Have you ever crossed your ears, and let someone’s words blur, and listened to the sound of language. Not translating in a hurry. Not hearing. Like baby’s babbling, or dog’s yapping, or cliche cicadas winging sonnets in doomed early spring. We’ve all worked and been worked so hard to never do the thing I’m asking if you’ve done. We want to understand. We’re bark-moaning when we speak. Manipulating our vocal cords and using our tongues like corks to close what one day we plan to open. That’s the first point I need to make. Language is only as flimsy as the vessel it travels in, and at the end of the day, these are sounds. Even what I’m currently typing down, of course I am saying it to myself, trying to imagine how you will hear it. Every message is coded, by nature. It’s just when we really get to know the code, we stop hearing it the way it sounds when we didn’t comprehend. Which can be of equal importance. Neverending excuses exist for sound distortions. So first off, language is dependent on performance, even more so than syntax or the speaker’s intentions. You can, and will, and have, communicated ideas to others you yourself have never known. Mishearing. Misspeaking. Misunderstanding. You could go on forever with these misshaped words. Mistake. Mistook.
Now here’s the rub.
If you cash out early on the free chips you were given and you never buy in, not to the awards, the costumes, the trophies and decorations society is chomping at the bit to place against you, essentially, if you don’t mind from time to time sounding stupid, you can manipulate language, words, sounds turned stringed cheese cylinders of high sodium meaning, basically, if you give up on being right, you can be a poet. And a poet, to the academic, is a willing participant in a doomed to be endless experiment. An idiot, to not mince words.

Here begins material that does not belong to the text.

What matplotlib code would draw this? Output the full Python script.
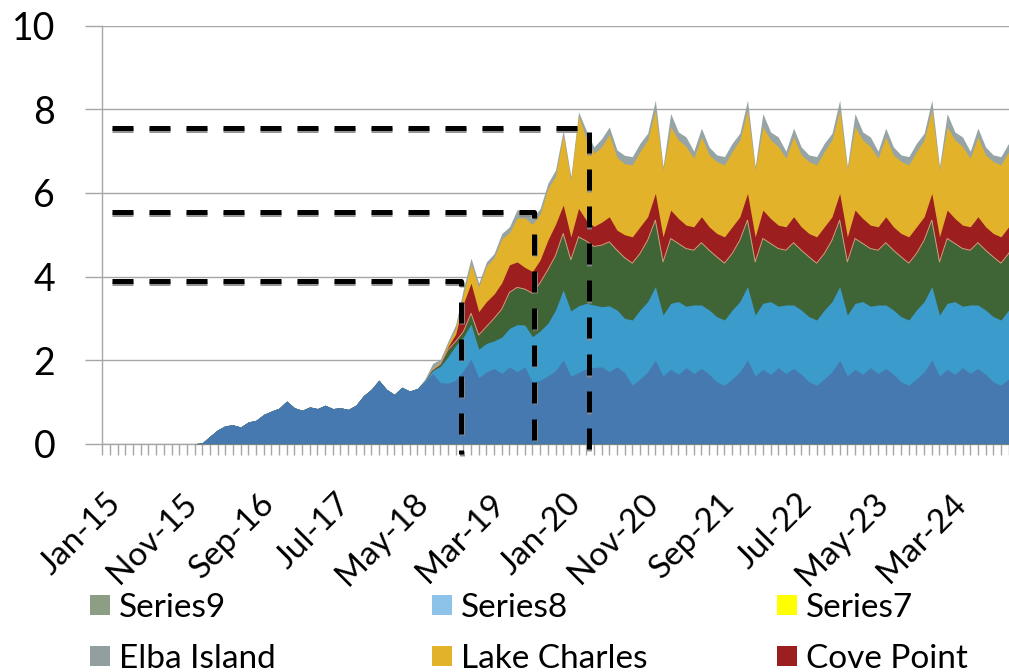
import numpy as np
import matplotlib.pyplot as plt
import matplotlib.patheffects as pe
from matplotlib.patches import Rectangle
from matplotlib.ticker import MultipleLocator
from matplotlib.transforms import ScaledTranslation

plt.rcParams["font.family"] = ["Lato", "DejaVu Sans"]

# Monthly categories Jan-15 .. Dec-24, one label every ten months
tick_months = [0, 10, 20, 30, 40, 50, 60, 70, 80, 90, 100, 110]
tick_labels = ["Jan-15", "Nov-15", "Sep-16", "Jul-17", "May-18", "Mar-19",
               "Jan-20", "Nov-20", "Sep-21", "Jul-22", "May-23", "Mar-24"]

# Stacked layers, bottom to top (one value per month)
series1 = (
    [0.0] * 13
    + [0.02, 0.18, 0.33, 0.43, 0.45, 0.40, 0.52, 0.56, 0.70, 0.78, 0.85,
       1.02, 0.86, 0.80, 0.88, 0.84, 0.92, 0.84, 0.86, 0.82, 0.92, 1.15,
       1.30, 1.52, 1.30, 1.18, 1.35, 1.26, 1.32]
    + [1.48, 1.68, 1.46, 1.45, 1.52, 1.75, 2.02, 1.58, 1.72, 1.80, 1.68,
       1.84, 1.72, 1.84, 1.46, 1.52, 1.62, 1.75, 2.00, 1.62, 1.70, 1.80,
       1.82, 1.84, 1.72, 1.84, 1.70, 1.40, 1.55, 1.72]
    + [2.00, 1.62, 1.78, 1.66, 1.82, 1.68, 1.80, 1.66, 1.48, 1.40, 1.55, 1.72]
    + [2.00, 1.62, 1.78, 1.66, 1.82, 1.68, 1.80, 1.66, 1.48, 1.40, 1.55, 1.72]
    + [2.00, 1.62, 1.78, 1.66, 1.82, 1.68, 1.80, 1.66, 1.48, 1.40, 1.55, 1.72]
    + [2.00, 1.62, 1.78, 1.66, 1.82, 1.68, 1.80, 1.66, 1.48, 1.40, 1.55, 1.72]
)
series2 = (
    [0.0] * 42
    + [0.02, 0.07, 0.39, 0.63, 0.83, 0.80, 0.84, 0.68, 0.68, 0.66, 0.87,
       0.92, 1.13, 1.00, 1.10, 1.18, 1.26, 1.45, 1.68, 1.56, 1.60, 1.56,
       1.50, 1.44, 1.58, 1.36, 1.30, 1.56, 1.65, 1.68]
    + [1.76, 1.46, 1.58, 1.74, 1.47, 1.64, 1.52, 1.54, 1.56, 1.56, 1.65, 1.68]
    + [1.76, 1.46, 1.58, 1.74, 1.47, 1.64, 1.52, 1.54, 1.56, 1.56, 1.65, 1.68]
    + [1.76, 1.46, 1.58, 1.74, 1.47, 1.64, 1.52, 1.54, 1.56, 1.56, 1.65, 1.68]
    + [1.76, 1.46, 1.58, 1.74, 1.47, 1.64, 1.52, 1.54, 1.56, 1.56, 1.65, 1.68]
)
series3 = (
    [0.0] * 43
    + [0.02, 0.05, 0.17, 0.10, 0.13, 0.26, 0.34, 0.40, 0.54, 0.67, 0.86,
       0.89, 0.86, 1.04, 1.15, 1.28, 1.30, 1.35, 1.22, 1.65, 1.49, 1.40,
       1.47, 1.53, 1.43, 1.45, 1.36, 1.35, 1.47]
    + [1.59, 1.27, 1.55, 1.39, 1.38, 1.31, 1.49, 1.43, 1.43, 1.36, 1.35, 1.47]
    + [1.59, 1.27, 1.55, 1.39, 1.38, 1.31, 1.49, 1.43, 1.43, 1.36, 1.35, 1.47]
    + [1.59, 1.27, 1.55, 1.39, 1.38, 1.31, 1.49, 1.43, 1.43, 1.36, 1.35, 1.47]
    + [1.59, 1.27, 1.55, 1.39, 1.38, 1.31, 1.49, 1.43, 1.43, 1.36, 1.35, 1.47]
)
cove_point = (
    [0.0] * 43
    + [0.02, 0.03, 0.07, 0.17, 0.67, 0.72, 0.56, 0.60, 0.58, 0.63, 0.66,
       0.61, 0.52, 0.52, 0.55, 0.71, 0.75, 0.68, 0.55, 0.68, 0.50, 0.48,
       0.55, 0.60, 0.48, 0.55, 0.63, 0.64, 0.56]
    + [0.64, 0.60, 0.68, 0.60, 0.56, 0.56, 0.62, 0.56, 0.56, 0.63, 0.64, 0.56]
    + [0.64, 0.60, 0.68, 0.60, 0.56, 0.56, 0.62, 0.56, 0.56, 0.63, 0.64, 0.56]
    + [0.64, 0.60, 0.68, 0.60, 0.56, 0.56, 0.62, 0.56, 0.56, 0.63, 0.64, 0.56]
    + [0.64, 0.60, 0.68, 0.60, 0.56, 0.56, 0.62, 0.56, 0.56, 0.63, 0.64, 0.56]
)
lake_charles = (
    [0.0] * 43
    + [0.02, 0.02, 0.06, 0.13, 0.23, 0.46, 0.59, 0.85, 0.87, 1.05, 0.77,
       1.05, 1.18, 1.13, 1.10, 1.23, 1.15, 1.69, 1.35, 2.22, 1.95, 1.75,
       1.80, 1.97, 1.74, 1.70, 1.72, 1.80, 1.84]
    + [1.99, 1.60, 1.99, 1.88, 1.88, 1.64, 1.91, 1.72, 1.72, 1.72, 1.80, 1.84]
    + [1.99, 1.60, 1.99, 1.88, 1.88, 1.64, 1.91, 1.72, 1.72, 1.72, 1.80, 1.84]
    + [1.99, 1.60, 1.99, 1.88, 1.88, 1.64, 1.91, 1.72, 1.72, 1.72, 1.80, 1.84]
    + [1.99, 1.60, 1.99, 1.88, 1.88, 1.64, 1.91, 1.72, 1.72, 1.72, 1.80, 1.84]
)
elba_island = (
    [0.0] * 42
    + [0.05, 0.11, 0.07, 0.07, 0.10, 0.12, 0.14, 0.09, 0.10, 0.10, 0.13,
       0.14, 0.20, 0.15, 0.14, 0.13, 0.13, 0.15, 0.10, 0.09, 0.09, 0.20,
       0.15, 0.20, 0.18, 0.18, 0.20, 0.20, 0.20, 0.16]
    + [0.24, 0.08, 0.32, 0.19, 0.23, 0.17, 0.21, 0.19, 0.16, 0.20, 0.20, 0.16]
    + [0.24, 0.08, 0.32, 0.19, 0.23, 0.17, 0.21, 0.19, 0.16, 0.20, 0.20, 0.16]
    + [0.24, 0.08, 0.32, 0.19, 0.23, 0.17, 0.21, 0.19, 0.16, 0.20, 0.20, 0.16]
    + [0.24, 0.08, 0.32, 0.19, 0.23, 0.17, 0.21, 0.19, 0.16, 0.20, 0.20, 0.16]
)
layers = [series1, series2, series3, cove_point, lake_charles, elba_island]
layer_colors = ["#4679B0", "#3B9BCA", "#3F6435", "#9C1E1E", "#E3B22B", "#96A4A5"]

legend_labels = ["Series9", "Series8", "Series7",
                 "Elba Island", "Lake Charles", "Cove Point"]
legend_colors = ["#8C9E84", "#8DC3E9", "#FFFF00", "#939E9E", "#E3B22B", "#9C1E1E"]

# Dashed guides: capacity level and the month it is reached
guide_levels = [3.9, 5.55, 7.55]
guide_months = [46.7, 56.2, 63.3]
guide_start = 1.2

W, H = 1009, 672
fig = plt.figure(figsize=(W / 100, H / 100), dpi=100)
ax = fig.add_axes([102.4 / W, 228.3 / H, (W - 102.4) / W, 417.9 / H])

months = np.arange(len(series1))
# each band is filled from zero up to its running total, top band first,
# so neighbouring bands share one edge and leave no seam
tops = np.cumsum(np.array(layers), axis=0)
for top, color in reversed(list(zip(tops, layer_colors))):
    ax.fill_between(months, 0, top, color=color, linewidth=0)

# thin light seam on top of the third layer
ax.plot(months[43:], tops[2][43:], color="#C9A57F", linewidth=0.7)

for level, month in zip(guide_levels, guide_months):
    ax.plot([guide_start, month, month], [level, level, -0.25],
            color="black", linewidth=3.6, dashes=(4.2, 3.2),
            dash_capstyle="butt", clip_on=False, zorder=5,
            path_effects=[pe.SimpleLineShadow(offset=(0.4, -1.3),
                                              shadow_color="#8A8A8A", alpha=0.9),
                          pe.Normal()])

ax.set_xlim(0, 118.05)
ax.set_ylim(0, 10)
ax.yaxis.set_major_locator(MultipleLocator(2))
ax.set_xticks(tick_months, tick_labels, rotation=45, ha="right",
              rotation_mode="anchor")
ax.xaxis.set_minor_locator(MultipleLocator(1))

grey = "#A6A6A6"
ax.grid(axis="y", color=grey, linewidth=1.0)
ax.set_axisbelow(True)
for side in ("top", "right"):
    ax.spines[side].set_visible(False)
for side in ("left", "bottom"):
    ax.spines[side].set_color(grey)
    ax.spines[side].set_linewidth(1.0)
    ax.spines[side].set_zorder(0.5)

ax.tick_params(axis="y", length=12, width=1.0, color=grey, pad=22,
               labelsize=27)
ax.tick_params(axis="x", which="both", length=8, width=1.0, color=grey,
               pad=24, labelsize=24)
shift = ScaledTranslation(3 / 100, 0, fig.dpi_scale_trans)
for label in ax.get_xticklabels():
    label.set_transform(label.get_transform() + shift)

# legend laid out in three columns under the axis labels
col_x = [90, 432, 777]
row_y = [605, 656]
box = 20
for i, (text, color) in enumerate(zip(legend_labels, legend_colors)):
    x = col_x[i % 3]
    y = row_y[i // 3]
    fig.patches.append(Rectangle((x / W, 1 - (y + box / 2) / H), box / W,
                                 box / H, transform=fig.transFigure,
                                 facecolor=color, edgecolor="none"))
    fig.text((x + box + 9) / W, 1 - y / H, text, fontsize=24,
             ha="left", va="center_baseline")

fig.savefig("out.png", dpi=100)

But more than what you say, people will hear you pause, your questions will reverberate their memories like you held a microphone up to your mouth for those. They’ll feel validated, graduated, because you asked. You showed interest. Your mistakes, your misgivings, will grace their chemical laden insides like compliments, they’ll be delighted you’re not one of those pretentious, know it all, get it rights. I’m describing language as a form of heavy, dentable but unbreakable armor. Clunky. Burdensome. But next to flesh, there’s no comparison.
Language. Language is the arrow we launched at the target.
But the target. The target was communication.
And I’ll leave you with a question, a key to help unlock the universe of what people really mean. How often are language and communication the same thing?